• GIVEN TASK
In the material below, please retype the lines from the very first through the one with "ax.tick_params(axis='x', pad=8)", exactly and without pictures.

──────────────────────────────

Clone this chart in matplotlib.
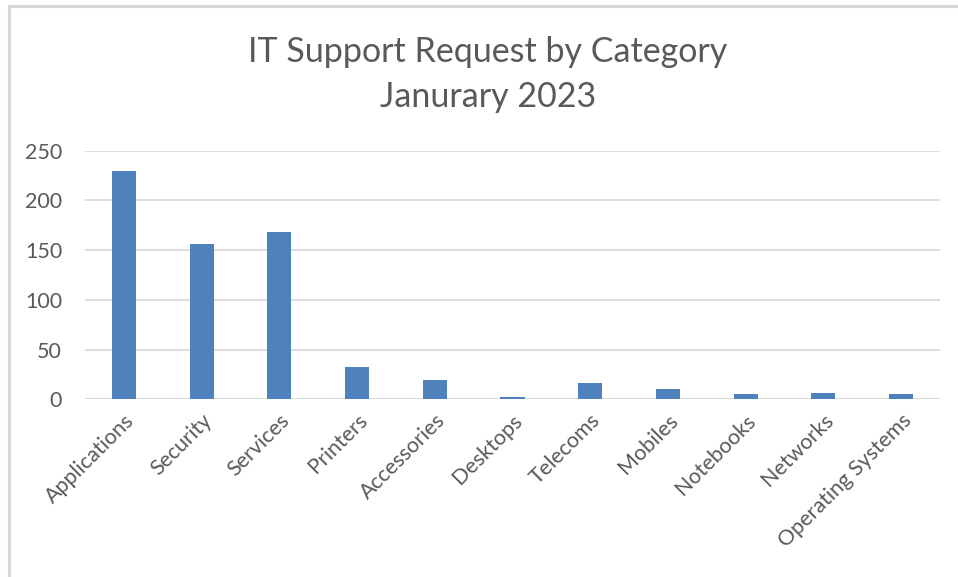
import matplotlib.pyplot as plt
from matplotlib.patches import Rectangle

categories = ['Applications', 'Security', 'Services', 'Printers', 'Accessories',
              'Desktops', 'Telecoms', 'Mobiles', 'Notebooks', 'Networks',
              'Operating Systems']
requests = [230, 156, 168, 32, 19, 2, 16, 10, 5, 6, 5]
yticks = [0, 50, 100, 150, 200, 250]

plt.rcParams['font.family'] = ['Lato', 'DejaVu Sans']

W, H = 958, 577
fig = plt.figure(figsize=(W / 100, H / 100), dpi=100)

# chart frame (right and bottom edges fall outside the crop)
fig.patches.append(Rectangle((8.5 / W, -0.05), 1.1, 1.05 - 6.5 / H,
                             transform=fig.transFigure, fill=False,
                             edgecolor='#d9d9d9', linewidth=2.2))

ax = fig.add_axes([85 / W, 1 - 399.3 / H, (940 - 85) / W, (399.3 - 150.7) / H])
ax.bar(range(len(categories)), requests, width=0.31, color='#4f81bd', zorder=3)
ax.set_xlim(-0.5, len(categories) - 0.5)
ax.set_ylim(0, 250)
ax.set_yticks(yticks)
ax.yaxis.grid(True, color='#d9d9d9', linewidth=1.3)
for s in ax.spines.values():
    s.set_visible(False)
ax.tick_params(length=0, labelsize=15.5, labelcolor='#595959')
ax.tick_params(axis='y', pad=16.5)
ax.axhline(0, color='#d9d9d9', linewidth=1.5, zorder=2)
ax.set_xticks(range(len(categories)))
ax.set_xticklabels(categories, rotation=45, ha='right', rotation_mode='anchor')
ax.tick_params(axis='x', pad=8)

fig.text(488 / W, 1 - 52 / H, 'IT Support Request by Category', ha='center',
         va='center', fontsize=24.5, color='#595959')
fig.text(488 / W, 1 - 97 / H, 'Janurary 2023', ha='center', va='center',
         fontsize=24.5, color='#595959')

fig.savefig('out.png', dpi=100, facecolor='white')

──────────────────────────────

• EXPECTED ANSWER
Clone this chart in matplotlib.
import matplotlib.pyplot as plt
from matplotlib.patches import Rectangle

categories = ['Applications', 'Security', 'Services', 'Printers', 'Accessories',
              'Desktops', 'Telecoms', 'Mobiles', 'Notebooks', 'Networks',
              'Operating Systems']
requests = [230, 156, 168, 32, 19, 2, 16, 10, 5, 6, 5]
yticks = [0, 50, 100, 150, 200, 250]

plt.rcParams['font.family'] = ['Lato', 'DejaVu Sans']

W, H = 958, 577
fig = plt.figure(figsize=(W / 100, H / 100), dpi=100)

# chart frame (right and bottom edges fall outside the crop)
fig.patches.append(Rectangle((8.5 / W, -0.05), 1.1, 1.05 - 6.5 / H,
                             transform=fig.transFigure, fill=False,
                             edgecolor='#d9d9d9', linewidth=2.2))

ax = fig.add_axes([85 / W, 1 - 399.3 / H, (940 - 85) / W, (399.3 - 150.7) / H])
ax.bar(range(len(categories)), requests, width=0.31, color='#4f81bd', zorder=3)
ax.set_xlim(-0.5, len(categories) - 0.5)
ax.set_ylim(0, 250)
ax.set_yticks(yticks)
ax.yaxis.grid(True, color='#d9d9d9', linewidth=1.3)
for s in ax.spines.values():
    s.set_visible(False)
ax.tick_params(length=0, labelsize=15.5, labelcolor='#595959')
ax.tick_params(axis='y', pad=16.5)
ax.axhline(0, color='#d9d9d9', linewidth=1.5, zorder=2)
ax.set_xticks(range(len(categories)))
ax.set_xticklabels(categories, rotation=45, ha='right', rotation_mode='anchor')
ax.tick_params(axis='x', pad=8)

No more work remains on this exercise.